E se ele não está preparado, se ele comprou a faixa de outro pior que ele, se ele a pegou faixa antes do tempo, se ele não tem escrúpulos e se auto-graduou para obter vantagens, então estaremos diante de situações que nos provam fatidicamente o que se perdeu neste caminho de expansão do Jiu-jitsu, e foi nada menos do que a capacidade de se aplicar a meritocracia na conquista de uma faixa, aliada à falta de conhecimento das regras hoje estabelecidas pelas confederações. Nestas circunstâncias o tal professor mal intencionado irá replicar o seu mau-caratismo e em breve ele terá uma legião de maus caracteres à disposição do Jiu-jitsu. E o Jiu-jitsu vai perdendo a credibilidade que demorou tantos anos para adquirir.

Para os que ganham, compram ou se dão a faixa para usá-la da pior forma possível, como abrir uma academia e ensinar qualquer coisa aos alunos e ainda cobrar caro por isso, o bom senso ficou a dever começando por quem graduou este “professor”, que nada mais é do que a base da cadeia irregular. Aqui cabe a relevância do levantamento, por parte do aluno iniciante, do histórico do professor, uma atividade simples de busca de informações sobre as suas raízes, quem o graduou, quanto tempo ensina e até os seus títulos, quando for competidor.

O aluno precisa ser conhecedor daquele que vai ensinar–lhe o Jiu-jitsu para toda a vida e fazer as escolhas pautadas no que se tem de concreto e não de suposto, muito menos por facilidades do tipo “porque a academia é mais próxima ou mais bonita” e menos ainda “porque o preço é bom”. Atitude como esta (embora não seja a única), tornaria possível dar início ao banimento dos oportunistas do Jiu-jitsu e dificultaria que eles se perpetuem e se espalhem como cânceres em plena metástase que só servem para corroer a imagem do esporte.

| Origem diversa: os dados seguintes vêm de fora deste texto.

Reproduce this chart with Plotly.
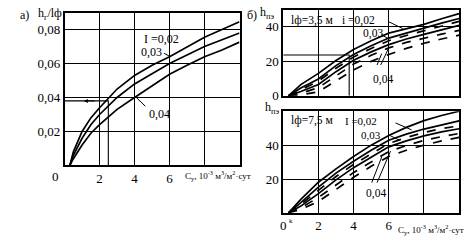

O jiu-jitsu merece respeito por ser este esporte capaz de mudar vidas, despertar o que há de melhor naqueles que o praticam em sua plenitude e dentro das suas regras, além disso, tem a capacidade de atingir um mercado muito maior do que o já conquistado. Porém, todos os praticantes, admiradores e amantes do esporte devem se unir contra as aberrações que temos hoje em algumas academias e que vem transformando o jiu-jitsu num livre comércio de faixas e jogando no mercado professores oportunistas e mal qualificados.

A realidade do jiu-jitsu hoje permite que muitos praticantes vivam do esporte, seja no Brasil ou em várias partes do mundo, mas, se quisermos caminhar para a excelência no ensino do jiu-jitsu precisaremos banir os maus exemplos o mais rápido possível. Esta mudança deve começar pelos eternos alunos da Arte Suave que não têm pressa nem urgências descabidas ou interesses escusos, pois esses reais praticantes sabem que tudo tem o seu tempo, que o caminho é longo e sem atalhos, mas é o caminho correto.